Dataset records

━━━━━━━━━━

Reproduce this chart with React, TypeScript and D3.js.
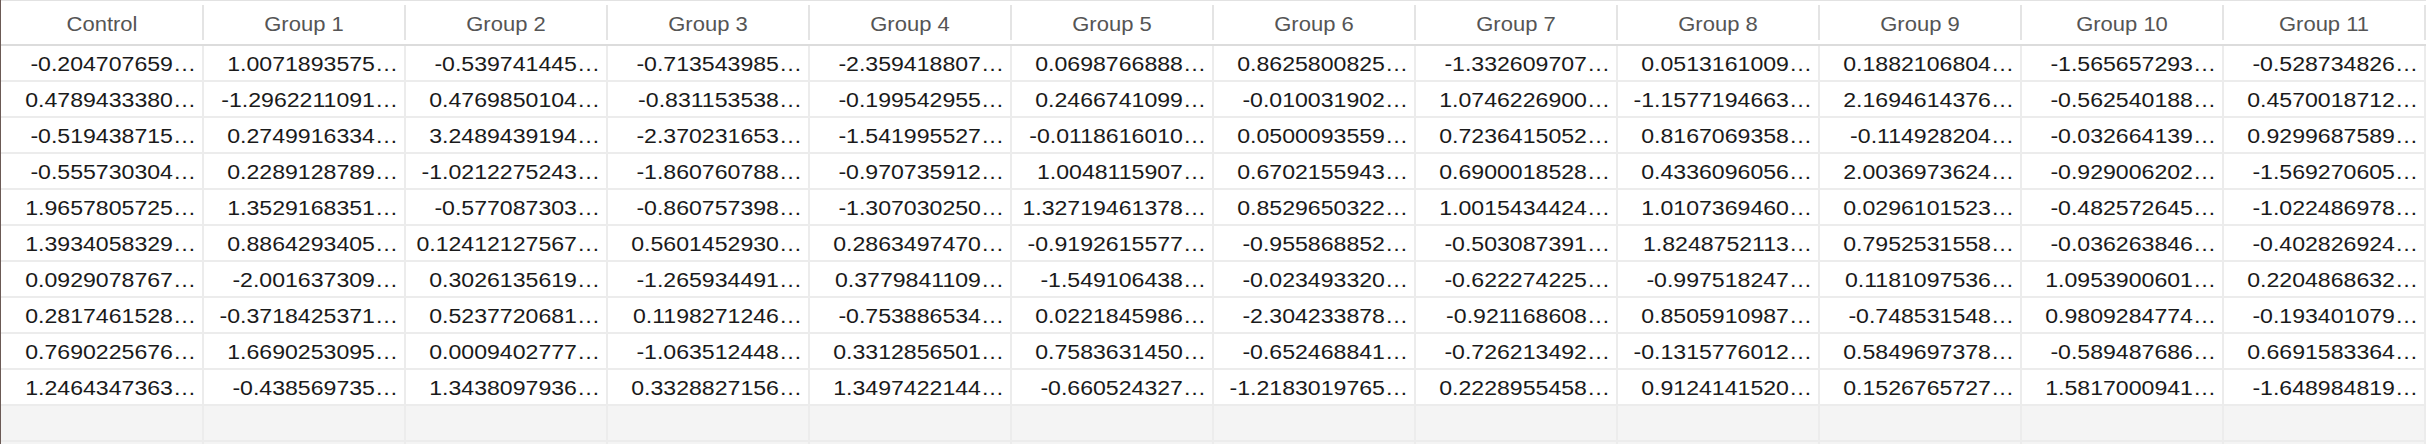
import * as d3 from "d3";

const columns = [
  "Control", "Group 1", "Group 2", "Group 3", "Group 4", "Group 5",
  "Group 6", "Group 7", "Group 8", "Group 9", "Group 10", "Group 11",
];

// cell texts as shown (already truncated by the grid)
const control = ["-0.204707659", "0.4789433380", "-0.519438715", "-0.555730304", "1.9657805725", "1.3934058329", "0.0929078767", "0.2817461528", "0.7690225676", "1.2464347363"];
const group1 = ["1.0071893575", "-1.2962211091", "0.2749916334", "0.2289128789", "1.3529168351", "0.8864293405", "-2.001637309", "-0.3718425371", "1.6690253095", "-0.438569735"];
const group2 = ["-0.539741445", "0.4769850104", "3.2489439194", "-1.0212275243", "-0.577087303", "0.12412127567", "0.3026135619", "0.5237720681", "0.0009402777", "1.3438097936"];
const group3 = ["-0.713543985", "-0.831153538", "-2.370231653", "-1.860760788", "-0.860757398", "0.5601452930", "-1.265934491", "0.1198271246", "-1.063512448", "0.3328827156"];
const group4 = ["-2.359418807", "-0.199542955", "-1.541995527", "-0.970735912", "-1.307030250", "0.2863497470", "0.3779841109", "-0.753886534", "0.3312856501", "1.3497422144"];
const group5 = ["0.0698766888", "0.2466741099", "-0.0118616010", "1.0048115907", "1.32719461378", "-0.9192615577", "-1.549106438", "0.0221845986", "0.7583631450", "-0.660524327"];
const group6 = ["0.8625800825", "-0.010031902", "0.0500093559", "0.6702155943", "0.8529650322", "-0.955868852", "-0.023493320", "-2.304233878", "-0.652468841", "-1.2183019765"];
const group7 = ["-1.332609707", "1.0746226900", "0.7236415052", "0.6900018528", "1.0015434424", "-0.503087391", "-0.622274225", "-0.921168608", "-0.726213492", "0.2228955458"];
const group8 = ["0.0513161009", "-1.1577194663", "0.8167069358", "0.4336096056", "1.0107369460", "1.8248752113", "-0.997518247", "0.8505910987", "-0.1315776012", "0.9124141520"];
const group9 = ["0.1882106804", "2.1694614376", "-0.114928204", "2.0036973624", "0.0296101523", "0.7952531558", "0.1181097536", "-0.748531548", "0.5849697378", "0.1526765727"];
const group10 = ["-1.565657293", "-0.562540188", "-0.032664139", "-0.929006202", "-0.482572645", "-0.036263846", "1.0953900601", "0.9809284774", "-0.589487686", "1.5817000941"];
const group11 = ["-0.528734826", "0.4570018712", "0.9299687589", "-1.569270605", "-1.022486978", "-0.402826924", "0.2204868632", "-0.193401079", "0.6691583364", "-1.648984819"];

const series = [control, group1, group2, group3, group4, group5, group6, group7, group8, group9, group10, group11];

const W = 2426;
const H = 444;
const headerH = 45;
const rowH = 36;
const nRows = 12; // 10 data rows + empty filler rows

const x = d3.scaleBand<number>().domain(d3.range(columns.length)).range([1, 1 + 202 * columns.length]);
const y = d3.scaleBand<number>().domain(d3.range(nRows)).range([headerH, headerH + rowH * nRows]);

const font = "'Liberation Sans', Arial, sans-serif";

export default function App() {
  return (
    <svg width={W} height={H} style={{ position: "absolute", left: 0, top: 0, background: "#fff" }}>
      {/* empty filler rows */}
      {d3.range(10, nRows).map((r) => (
        <rect key={"f" + r} x={0} y={y(r)!} width={W} height={rowH} fill="#f4f4f4" />
      ))}
      <line x1={0} x2={W} y1={0.5} y2={0.5} stroke="#e2e2e2" />
      <line x1={0} x2={W} y1={headerH} y2={headerH} stroke="#dcdcdc" strokeWidth={2} />
      {/* row lines */}
      {d3.range(1, nRows).map((r) => (
        <line key={"r" + r} x1={0} x2={W} y1={y(r)!} y2={y(r)!} stroke="#ececec" strokeWidth={2} />
      ))}
      {/* column lines */}
      {columns.map((c, i) => {
        const cx = x(i)! + x.bandwidth();
        return (
          <g key={"c" + i}>
            <line x1={cx} x2={cx} y1={5} y2={40} stroke="#e4e4e4" strokeWidth={2} />
            <line x1={cx} x2={cx} y1={headerH + 1} y2={H} stroke="#ececec" strokeWidth={2} />
          </g>
        );
      })}
      <line x1={0.5} x2={0.5} y1={0} y2={H} stroke="#6b5a55" />
      {/* header */}
      {columns.map((c, i) => (
        <text
          key={"h" + i}
          transform={`translate(${x(i)! + x.bandwidth() / 2},31) scale(1.1,1)`}
          textAnchor="middle"
          fontFamily={font}
          fontSize={20}
          fill="#555"
        >
          {c}
        </text>
      ))}
      {/* cells */}
      {series.map((vals, i) =>
        vals.map((v, r) => (
          <text
            key={i + "-" + r}
            transform={`translate(${x(i)! + x.bandwidth() - 7},${y(r)! + rowH / 2 + 8}) scale(1.1,1)`}
            textAnchor="end"
            fontFamily={font}
            fontSize={21}
            fill="#1a1a1a"
          >
            {v + "\u2026"}
          </text>
        ))
      )}
    </svg>
  );
}
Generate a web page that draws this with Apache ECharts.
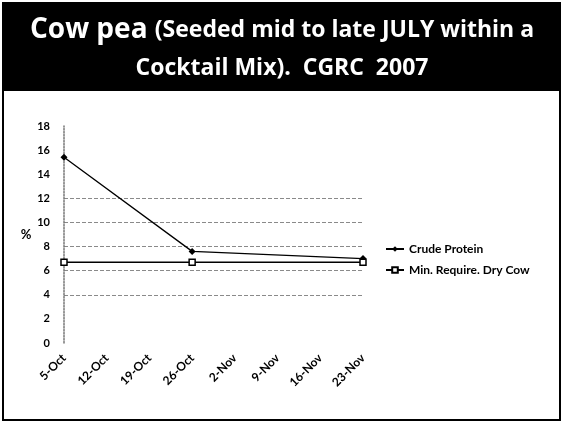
<!DOCTYPE html>
<html><head><meta charset="utf-8">
<script src="https://cdn.jsdelivr.net/npm/echarts@6/dist/echarts.min.js"></script>
<style>html,body{margin:0;padding:0;background:#fff}#c{width:564px;height:426px}</style>
</head><body><div id="c"></div>
<script>
var categories = ['5-Oct','12-Oct','19-Oct','26-Oct','2-Nov','9-Nov','16-Nov','23-Nov'];
var crudeProtein = [15.4, null, null, 7.6, null, null, null, 7.0];
var minRequire = [6.7, null, null, 6.7, null, null, null, 6.7];
var seriesNames = ['Crude Protein', 'Min. Require. Dry Cow'];
var yTicks = [0, 18, 2];

var chart = echarts.init(document.getElementById('c'));
var font = 'Lato, "Open Sans", sans-serif';
var tfont = '"Open Sans", Lato, sans-serif';
var gridColors = [];
for (var v = yTicks[0]; v <= yTicks[1]; v += yTicks[2]) {
  gridColors.push(v >= 4 && v <= 12 ? '#8a8a8a' : 'rgba(0,0,0,0)');
}
chart.setOption({
  animation: false,
  backgroundColor: '#fff',
  graphic: [
    {type:'rect', shape:{x:3,y:3,width:558,height:88}, style:{fill:'#000'}},
    {type:'rect', shape:{x:3,y:3,width:557,height:417}, style:{fill:'none', stroke:'#000', lineWidth:2}},
    {type:'text', left:'center', top:16, style:{rich:{a:{fontSize:28,fontWeight:'bold',fill:'#fff',fontFamily:tfont},b:{fontSize:23,fontWeight:'bold',fill:'#fff',fontFamily:tfont}}, text:'{a|Cow pea }{b|(Seeded mid to late JULY within a}'}},
    {type:'text', left:'center', top:57, style:{fontSize:23,fontWeight:'bold',fill:'#fff',fontFamily:tfont,text:'Cocktail Mix).  CGRC  2007'}}
  ],
  grid: {left:64, right:201, top:126, bottom:83},
  legend: {
    orient:'vertical', left:380, top:238, itemGap:9, itemWidth:18, itemHeight:7,
    textStyle:{fontSize:12, color:'#000', fontFamily:font, fontWeight:'bold'},
    data: seriesNames
  },
  xAxis: {
    type:'category', data:categories, boundaryGap:false,
    axisLine:{show:false}, axisTick:{show:false},
    axisLabel:{rotate:45, color:'#000', fontSize:12, fontWeight:'bold', fontFamily:font, margin:13, interval:0}
  },
  yAxis: {
    type:'value', min:yTicks[0], max:yTicks[1], interval:yTicks[2],
    name:'%', nameLocation:'middle', nameRotate:0, nameGap:30,
    nameTextStyle:{fontSize:13, color:'#000', fontWeight:'bold', fontFamily:font},
    axisLine:{show:true, lineStyle:{color:'#777', type:'dotted', width:1.5}},
    axisTick:{show:false},
    axisLabel:{color:'#000', fontSize:11, fontWeight:'bold', fontFamily:font, margin:14},
    splitLine:{show:true, lineStyle:{color:gridColors, type:'dashed', width:1}}
  },
  series: [
    {name:seriesNames[0], type:'line', data:crudeProtein, connectNulls:true,
     symbol:'diamond', symbolSize:7, showAllSymbol:true,
     lineStyle:{color:'#000', width:1.3}, itemStyle:{color:'#000'}},
    {name:seriesNames[1], type:'line', data:minRequire, connectNulls:true,
     symbol:'rect', symbolSize:6, showAllSymbol:true,
     lineStyle:{color:'#000', width:1.6}, itemStyle:{color:'#fff', borderColor:'#000', borderWidth:1.5}}
  ]
});
</script></body></html>
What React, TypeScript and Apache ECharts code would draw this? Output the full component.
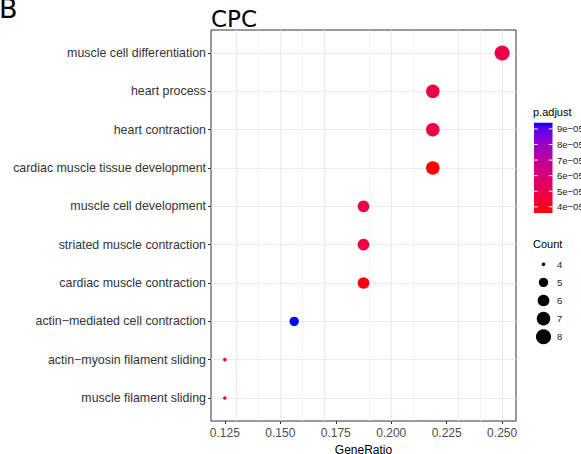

━━━━━━━━━━

▶ **PROBLEM TO SOLVE**: Pick out each line above that includes "TypeScript" and show it.

▶ **FINAL ANSWER**:
Reproduce this chart with React, TypeScript and D3.js.
What React, TypeScript and Apache ECharts code would draw this? Output the full component.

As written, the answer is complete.